If you thought you had heard the last of the Farniok family when it comes to top-level football talent, think again.
The next big thing (literally) is Matt Farniok, who will start as a sophomore at left tackle for defending state champion Washington this fall.
The 15-year-old stands 6-foot-5 and 295 pounds and has made a big impression at various recruiting combines this summer, leaving little doubt that he will become the third member of his family to play at the major Division I level.
Tom Farniok is a starting junior center at Iowa State and Derek is a sophomore tackle at Oklahoma, but Matt has a chance to surpass both brothers in terms of size, power and technique on the front line.
“He’s doing very well,” says Tom, a 6-4, 287-pounder who is drawing early NFL Draft buzz. “He’s by far the best out of all of us.”
That’s high praise in this family, but Matt is making it count. He was named overall MVP of the National Underclassmen Combine (NUC) Midwest event in Indianapolis this summer after posting a 26-inch vertical leap and benching 27 repetitions of 155 pounds.

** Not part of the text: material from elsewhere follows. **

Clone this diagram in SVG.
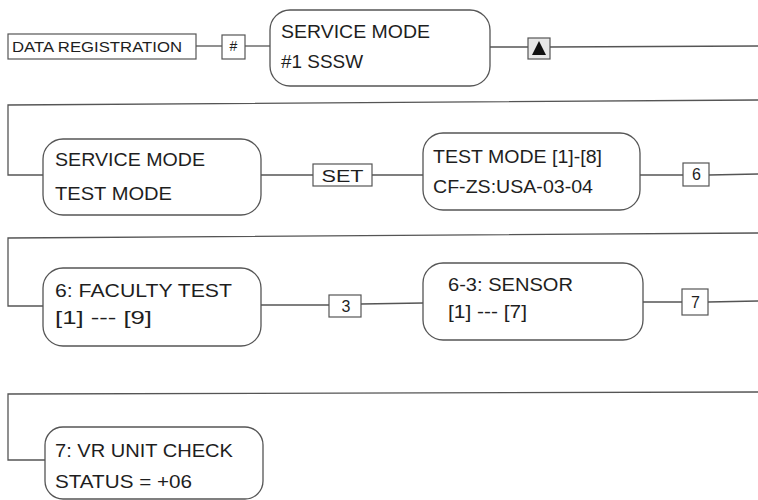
<svg xmlns="http://www.w3.org/2000/svg" width="758" height="500" viewBox="0 0 758 500" xml:space="preserve">
<style>
  .bg{fill:#ffffff}
  .ln{fill:none;stroke:#555555;stroke-width:1.3}
  .rb{fill:#ffffff;stroke:#555555;stroke-width:1.3}
  .kb{fill:#ffffff;stroke:#555555;stroke-width:1.2}
  .t{font-family:"Liberation Sans",Arial,Helvetica,sans-serif;fill:#1e1e1e}
  .big{font-size:18px}
  .sm{font-size:14px}
  .key{font-size:16px}
</style>
<rect class="bg" x="0" y="0" width="758" height="500"/>
<g id="connectors">
  <line class="ln" x1="196" y1="46" x2="222" y2="46"/>
  <line class="ln" x1="245" y1="46" x2="270" y2="46"/>
  <line class="ln" x1="490" y1="47" x2="528" y2="47"/>
  <line class="ln" x1="550" y1="47" x2="758" y2="46"/>
  <polyline class="ln" points="758,100 8,105 8,175 43,175"/>
  <line class="ln" x1="261" y1="175" x2="313" y2="175"/>
  <line class="ln" x1="372" y1="175" x2="423" y2="175"/>
  <line class="ln" x1="640" y1="175" x2="683" y2="175"/>
  <line class="ln" x1="709" y1="175" x2="758" y2="174"/>
  <polyline class="ln" points="758,233 8,238 8,306 43,306"/>
  <line class="ln" x1="261" y1="305" x2="329" y2="305"/>
  <line class="ln" x1="361" y1="304" x2="423" y2="303"/>
  <line class="ln" x1="643" y1="302" x2="682" y2="302"/>
  <line class="ln" x1="708" y1="302" x2="758" y2="301"/>
  <polyline class="ln" points="758,392 8,394 8,460 45,460"/>
</g>
<g id="data-registration">
  <rect class="kb" x="8" y="34" width="188" height="25"/>
  <text class="t sm" x="12" y="52" textLength="170" lengthAdjust="spacingAndGlyphs">DATA REGISTRATION</text>
</g>
<g id="key-hash">
  <rect class="kb" x="222" y="35" width="23" height="24"/>
  <text class="t sm" x="233.5" y="51" text-anchor="middle">#</text>
</g>
<g id="service-mode-sssw">
  <rect class="rb" x="270" y="10" width="220" height="76" rx="20" ry="20"/>
  <text class="t big" x="281" y="38" textLength="149" lengthAdjust="spacingAndGlyphs">SERVICE MODE</text>
  <text class="t big" x="281" y="68" textLength="82" lengthAdjust="spacingAndGlyphs">#1 SSSW</text>
</g>
<g id="key-up">
  <rect x="528" y="38" width="22" height="21" fill="#e8e8e8" stroke="#555555" stroke-width="1.2"/>
  <polygon points="539,41 546,55 532,55" fill="#111111"/>
</g>
<g id="service-mode-test-mode">
  <rect class="rb" x="43" y="139" width="218" height="76" rx="20" ry="20"/>
  <text class="t big" x="55" y="166" textLength="150" lengthAdjust="spacingAndGlyphs">SERVICE MODE</text>
  <text class="t big" x="55" y="200" textLength="117" lengthAdjust="spacingAndGlyphs">TEST MODE</text>
</g>
<g id="key-set">
  <rect class="kb" x="313" y="164" width="59" height="22"/>
  <text class="t key" x="342.5" y="181.5" text-anchor="middle" textLength="42" lengthAdjust="spacingAndGlyphs">SET</text>
</g>
<g id="test-mode-1-8">
  <rect class="rb" x="423" y="133" width="217" height="77" rx="20" ry="20"/>
  <text class="t big" x="433" y="163" textLength="169" lengthAdjust="spacingAndGlyphs">TEST MODE [1]-[8]</text>
  <text class="t big" x="433" y="193" textLength="160" lengthAdjust="spacingAndGlyphs">CF-ZS:USA-03-04</text>
</g>
<g id="key-6">
  <rect class="kb" x="683" y="163" width="26" height="23"/>
  <text class="t key" x="696.5" y="180" text-anchor="middle">6</text>
</g>
<g id="faculty-test">
  <rect class="rb" x="43" y="268" width="218" height="78" rx="20" ry="20"/>
  <text class="t big" x="55" y="297" textLength="177" lengthAdjust="spacingAndGlyphs">6:  FACULTY TEST</text>
  <text class="t big" x="55" y="324" textLength="97" lengthAdjust="spacingAndGlyphs">[1] ---  [9]</text>
</g>
<g id="key-3">
  <rect class="kb" x="329" y="295" width="32" height="22"/>
  <text class="t key" x="346" y="312" text-anchor="middle">3</text>
</g>
<g id="sensor">
  <rect class="rb" x="423" y="263" width="220" height="77" rx="20" ry="20"/>
  <text class="t big" x="448" y="291" textLength="125" lengthAdjust="spacingAndGlyphs">6-3:  SENSOR</text>
  <text class="t big" x="448" y="318" textLength="79" lengthAdjust="spacingAndGlyphs">[1] ---  [7]</text>
</g>
<g id="key-7">
  <rect class="kb" x="682" y="289" width="26" height="26"/>
  <text class="t key" x="695.5" y="308" text-anchor="middle">7</text>
</g>
<g id="vr-unit-check">
  <rect class="rb" x="45" y="427" width="218" height="72" rx="18" ry="18"/>
  <text class="t big" x="55" y="457" textLength="178" lengthAdjust="spacingAndGlyphs">7: VR UNIT CHECK</text>
  <text class="t big" x="55" y="488" textLength="137" lengthAdjust="spacingAndGlyphs">STATUS = +06</text>
</g>
</svg>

He manhandled foes in blocking drills despite a nasty gash under his eye suffered during the camp.
That effort got him invited to the national NUC showcase at the University of Oklahoma, where he was named offensive line MVP for his age division and drew comparisons to brother Derek, who stands 6-9, 325 and is expected to see increased action this fall for the Sooners.
“I’m built a little more like Derek than I am Tom, but they both set a great example,” said Matt. “It helps out a ton to have older brothers who can help me out with technique and football or just give me advice.”
Farniok also attended individual camps at Iowa State and Oklahoma and picked up a scholarship offer from the Cyclones, his first official offer but certainly not his last. With three high school seasons left and room to grow on a Derek-like frame, the kid is no hurry to make a college choice.
“Right now I’m just keeping my options open,” said Matt. “I’m too young to make a decision on that.”
He’s more concerned with maintaining the recent title wave at Washington, where there are plenty of new faces on the field – not to mention the sideline. Brian Hermanson, who guided the Warriors to three state crowns over the past four years, stepped down and was replaced by former Howard and Flandreau coach Chad Stadem.
Farniok sees a unique chance to put his own stamp on the dynasty as one of the leaders for the new-era Warriors. He saw varsity action as a freshman last season but will now be looked upon as a key part of what Washington tries to accomplish up front.
“This season should be a lot of fun with new coaches and a whole new scheme,” Farniok said. “We’re definitely ready to go.”
And no matter what happens, the football lineage of the Farnioks is in good hands. Waiting his turn is Will Farniok, who plays more like a Tom disciple and is entering the eighth grade this fall at Patrick Henry Middle School.
That’s exciting news for area recruiters and the Washington Warriors, but potentially disturbing for everyone else.